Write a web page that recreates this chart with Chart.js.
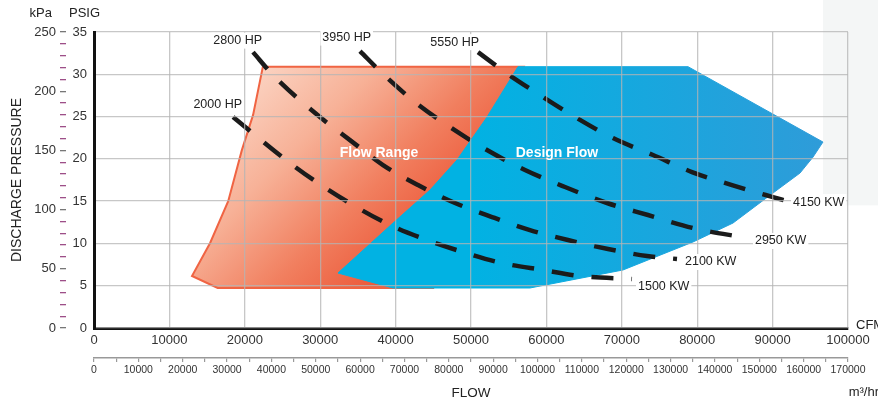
<!DOCTYPE html>
<html><head><meta charset="utf-8">
<script src="https://cdn.jsdelivr.net/npm/chart.js@4.4.1/dist/chart.umd.min.js"></script>
<style>html,body{margin:0;padding:0;background:#fff;overflow:hidden}</style>
</head><body>
<canvas id="c" width="878" height="404"></canvas>
<script>
const FONT = "'Liberation Sans', Arial, Helvetica, sans-serif";

// Flow Range region (orange)
const flowRangeCFM  = [22400, 21100, 19600, 17800, 15400, 13000, 16400, 45000, 57000, 22400];
const flowRangePSIG = [30.9, 25.2, 21.0, 15.0, 10.05, 6.15, 4.73, 4.73, 30.9, 30.9];

// Design Flow region (blue)
const designFlowCFM  = [32360, 39660, 44560, 48140, 52120, 56230, 78780, 96680, 95360, 93630, 90050, 84750, 79440, 70160, 57820, 39660, 32360];
const designFlowPSIG = [6.50, 12.41, 16.31, 19.86, 24.94, 30.9, 30.9, 21.99, 20.21, 18.32, 15.96, 12.41, 10.17, 6.86, 4.73, 4.73, 6.50];

// Power curves
const hpLabels = ['2000 HP', '2800 HP', '3950 HP', '5550 HP'];
const kwLabels = ['1500 KW', '2100 KW', '2950 KW', '4150 KW'];
const curve1CFM  = [18440, 21350, 26000, 29710, 34350, 39260, 44160, 48940, 54110, 59550, 64460, 71350];
const curve1PSIG = [24.94, 22.81, 19.50, 17.14, 14.54, 12.17, 10.40, 8.98, 7.68, 6.86, 6.15, 5.79];
const curve2CFM  = [21090, 23740, 29970, 33950, 38330, 42970, 47880, 52790, 57820, 62860, 68170, 73340, 77320];
const curve2PSIG = [32.62, 29.91, 24.94, 22.22, 19.27, 16.90, 14.78, 13.12, 11.58, 10.40, 9.34, 8.51, 8.16];
const curve3CFM  = [35280, 38200, 42570, 47210, 52120, 57160, 62470, 68040, 73470, 79440, 86600];
const curve3PSIG = [32.74, 30.14, 26.71, 23.76, 21.04, 18.68, 16.67, 14.78, 13.36, 11.82, 10.64];
const curve4CFM  = [50930, 54510, 59150, 64060, 68830, 74140, 79310, 84620, 90050, 91910];
const curve4PSIG = [32.62, 30.26, 27.54, 24.82, 22.46, 20.45, 18.44, 16.90, 15.48, 15.01];

// Region names and their anchor values
const regionNames = ['Flow Range', 'Design Flow'];
const regionCFM   = [37800, 61400];
const regionPSIG  = [20.7, 20.7];

// Axis ranges / tick steps
const cfmRange = [0, 100000], cfmStep = 10000;
const m3hRange = [0, 170000], m3hStep = 5000, m3hLabelStep = 10000;
const psigRange = [0, 35], psigStep = 5;
const kpaRange = [0, 250], kpaStep = 10, kpaLabelStep = 50;

// Label placement style (pixel offsets from curve ends)
const LABEL_STYLE = {
  hpDx: [9, 9, 11, 1], hpDy: [-13, -11.5, -13.5, -10],
  kwDx: [6, 8, 8, 6],  kwDy: [8, 3, 3, 1]
};

const zip = (xs, ys) => xs.map((v, i) => ({x: v, y: ys[i]}));
const curves = [
  zip(curve1CFM, curve1PSIG), zip(curve2CFM, curve2PSIG),
  zip(curve3CFM, curve3PSIG), zip(curve4CFM, curve4PSIG)
];

function orangeFill(ctx) {
  const ch = ctx.chart, sx = ch.scales.x, sy = ch.scales.y;
  if (!ch.chartArea || !sx || !sy) return '#f4a083';
  const g = ch.ctx.createLinearGradient(sx.getPixelForValue(19400), sy.getPixelForValue(31.7),
                                        sx.getPixelForValue(43200), sy.getPixelForValue(10.4));
  g.addColorStop(0, '#fcdbcc');
  g.addColorStop(0.4, '#f7b197');
  g.addColorStop(0.72, '#f17f5f');
  g.addColorStop(1, '#ec5a3b');
  return g;
}
function blueFill(ctx) {
  const ch = ctx.chart, sx = ch.scales.x;
  if (!ch.chartArea || !sx) return '#0daee2';
  const g = ch.ctx.createLinearGradient(sx.getPixelForValue(50000), 0, sx.getPixelForValue(96000), 0);
  g.addColorStop(0, '#01b2e3');
  g.addColorStop(1, '#2e9cd9');
  return g;
}

const curveSets = curves.map((d, i) => ({
  label: hpLabels[i], data: d, order: 1,
  borderColor: '#1b1b1b', borderWidth: 4.5, borderDash: [22, 18], borderCapStyle: 'butt',
  pointRadius: 0, fill: false, cubicInterpolationMode: 'monotone'
}));

function boxText(c, text, x, y, align) {
  c.textAlign = align; c.textBaseline = 'middle';
  const w = c.measureText(text).width;
  const left = align === 'right' ? x - w : (align === 'center' ? x - w / 2 : x);
  c.fillStyle = '#ffffff';
  c.fillRect(left - 2, y - 8, w + 4, 16);
  c.fillStyle = '#222';
  c.fillText(text, x, y);
}

const deco = {
  id: 'deco',
  beforeDraw(chart) {
    const c = chart.ctx;
    c.save();
    c.fillStyle = '#ffffff';
    c.fillRect(0, 0, chart.width, chart.height);
    c.fillStyle = '#f4f6f6';
    c.fillRect(chart.width - 55, 0, 55, chart.scales.y.getPixelForValue(14.5));
    c.restore();
  },
  afterDraw(chart) {
    const c = chart.ctx, sx = chart.scales.x, sy = chart.scales.y, a = chart.chartArea;
    c.save();
    c.font = '12.5px ' + FONT;
    curves.forEach((d, i) => {
      const f = d[0], l = d[d.length - 1];
      boxText(c, hpLabels[i], sx.getPixelForValue(f.x) + LABEL_STYLE.hpDx[i],
              sy.getPixelForValue(f.y) + LABEL_STYLE.hpDy[i], 'right');
      boxText(c, kwLabels[i], sx.getPixelForValue(l.x) + LABEL_STYLE.kwDx[i],
              sy.getPixelForValue(l.y) + LABEL_STYLE.kwDy[i], 'left');
    });
    c.font = 'bold 14px ' + FONT;
    c.fillStyle = '#ffffff'; c.textAlign = 'center'; c.textBaseline = 'middle';
    regionNames.forEach((n, i) => c.fillText(n, sx.getPixelForValue(regionCFM[i]), sy.getPixelForValue(regionPSIG[i])));
    c.fillStyle = '#222';
    c.font = '13px ' + FONT;
    c.textBaseline = 'middle';
    c.textAlign = 'right';
    c.fillText('kPa', chart.scales.y2.right - 14, a.top - 19);
    c.textAlign = 'left';
    c.fillText('PSIG', sy.left + 3, a.top - 19);
    c.fillText('CFM', a.right + 8, a.bottom - 3);
    c.textAlign = 'right';
    c.fillText('m³/hr', chart.width + 1, chart.height - 12);
    c.restore();
  }
};

new Chart(document.getElementById('c'), {
  type: 'line',
  data: {
    datasets: [
      ...curveSets,
      { label: 'Design Flow', data: zip(designFlowCFM, designFlowPSIG), order: 2,
        backgroundColor: blueFill, borderColor: blueFill, borderWidth: 1, fill: 'shape',
        pointRadius: 0, tension: 0 },
      { label: 'Flow Range', data: zip(flowRangeCFM, flowRangePSIG), order: 3,
        backgroundColor: orangeFill, borderColor: '#f06443', borderWidth: 2, fill: 'shape',
        pointRadius: 0, tension: 0 }
    ]
  },
  options: {
    responsive: false, animation: false,
    layout: { padding: { top: 32, right: 30, bottom: 0, left: 0 } },
    plugins: { legend: { display: false }, tooltip: { enabled: false } },
    scales: {
      x: {
        type: 'linear', position: 'bottom', min: cfmRange[0], max: cfmRange[1], weight: 0,
        ticks: { stepSize: cfmStep, autoSkip: false, maxRotation: 0, padding: 5, color: '#333',
                 font: { size: 13, family: FONT }, callback: v => String(v) },
        grid: { color: 'rgba(180,180,180,0.75)', lineWidth: 1.3, drawTicks: false, z: 1 },
        border: { display: true, color: '#111', width: 3, z: 1 },
        afterFit: s => { s.height = 30; }
      },
      x2: {
        type: 'linear', position: 'bottom', min: m3hRange[0], max: m3hRange[1], weight: 1,
        ticks: { stepSize: m3hStep, autoSkip: false, maxRotation: 0, padding: 2, color: '#333',
                 font: { size: 10.5, family: FONT },
                 callback: v => (v % m3hLabelStep === 0 ? String(v) : '') },
        grid: { drawOnChartArea: false, drawTicks: true, tickLength: 4, color: '#999', lineWidth: 1.2 },
        border: { display: true, color: '#999', width: 1.5 },
        title: { display: true, text: 'FLOW', color: '#222', font: { size: 13.5, family: FONT },
                 padding: { top: 0, bottom: 3 } },
        afterFit: s => { s.height = 46; }
      },
      y: {
        type: 'linear', position: 'left', min: psigRange[0], max: psigRange[1], weight: 0,
        ticks: { stepSize: psigStep, padding: 7, color: '#333', font: { size: 13, family: FONT } },
        grid: { color: 'rgba(180,180,180,0.75)', lineWidth: 1.3, drawTicks: false, z: 1 },
        border: { display: true, color: '#111', width: 3, z: 1 },
        afterFit: s => { s.width = 28; }
      },
      y2: {
        type: 'linear', position: 'left', min: kpaRange[0], max: kpaRange[1], weight: 1,
        ticks: { stepSize: kpaStep, autoSkip: false, padding: 4, color: '#333',
                 font: { size: 13, family: FONT },
                 callback: v => (v % kpaLabelStep === 0 ? String(v) : '') },
        grid: { drawOnChartArea: false, drawTicks: true, tickLength: 6, lineWidth: 1.3,
                color: c => (c.tick && c.tick.value % kpaLabelStep === 0 ? '#777' : '#9d4f88') },
        border: { display: false },
        title: { display: true, text: 'DISCHARGE PRESSURE', color: '#222',
                 font: { size: 14, family: FONT }, padding: { top: 9, bottom: 0 } },
        afterFit: s => { s.width = 66; }
      }
    }
  },
  plugins: [deco]
});
</script>
</body></html>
# # # #
Leave out the pictures and repeat the lines from the start of the material through the line with "4.73, 4.73, 6.50];", inclusive.

Write a web page that recreates this chart with Chart.js.
<!DOCTYPE html>
<html><head><meta charset="utf-8">
<script src="https://cdn.jsdelivr.net/npm/chart.js@4.4.1/dist/chart.umd.min.js"></script>
<style>html,body{margin:0;padding:0;background:#fff;overflow:hidden}</style>
</head><body>
<canvas id="c" width="878" height="404"></canvas>
<script>
const FONT = "'Liberation Sans', Arial, Helvetica, sans-serif";

// Flow Range region (orange)
const flowRangeCFM  = [22400, 21100, 19600, 17800, 15400, 13000, 16400, 45000, 57000, 22400];
const flowRangePSIG = [30.9, 25.2, 21.0, 15.0, 10.05, 6.15, 4.73, 4.73, 30.9, 30.9];

// Design Flow region (blue)
const designFlowCFM  = [32360, 39660, 44560, 48140, 52120, 56230, 78780, 96680, 95360, 93630, 90050, 84750, 79440, 70160, 57820, 39660, 32360];
const designFlowPSIG = [6.50, 12.41, 16.31, 19.86, 24.94, 30.9, 30.9, 21.99, 20.21, 18.32, 15.96, 12.41, 10.17, 6.86, 4.73, 4.73, 6.50];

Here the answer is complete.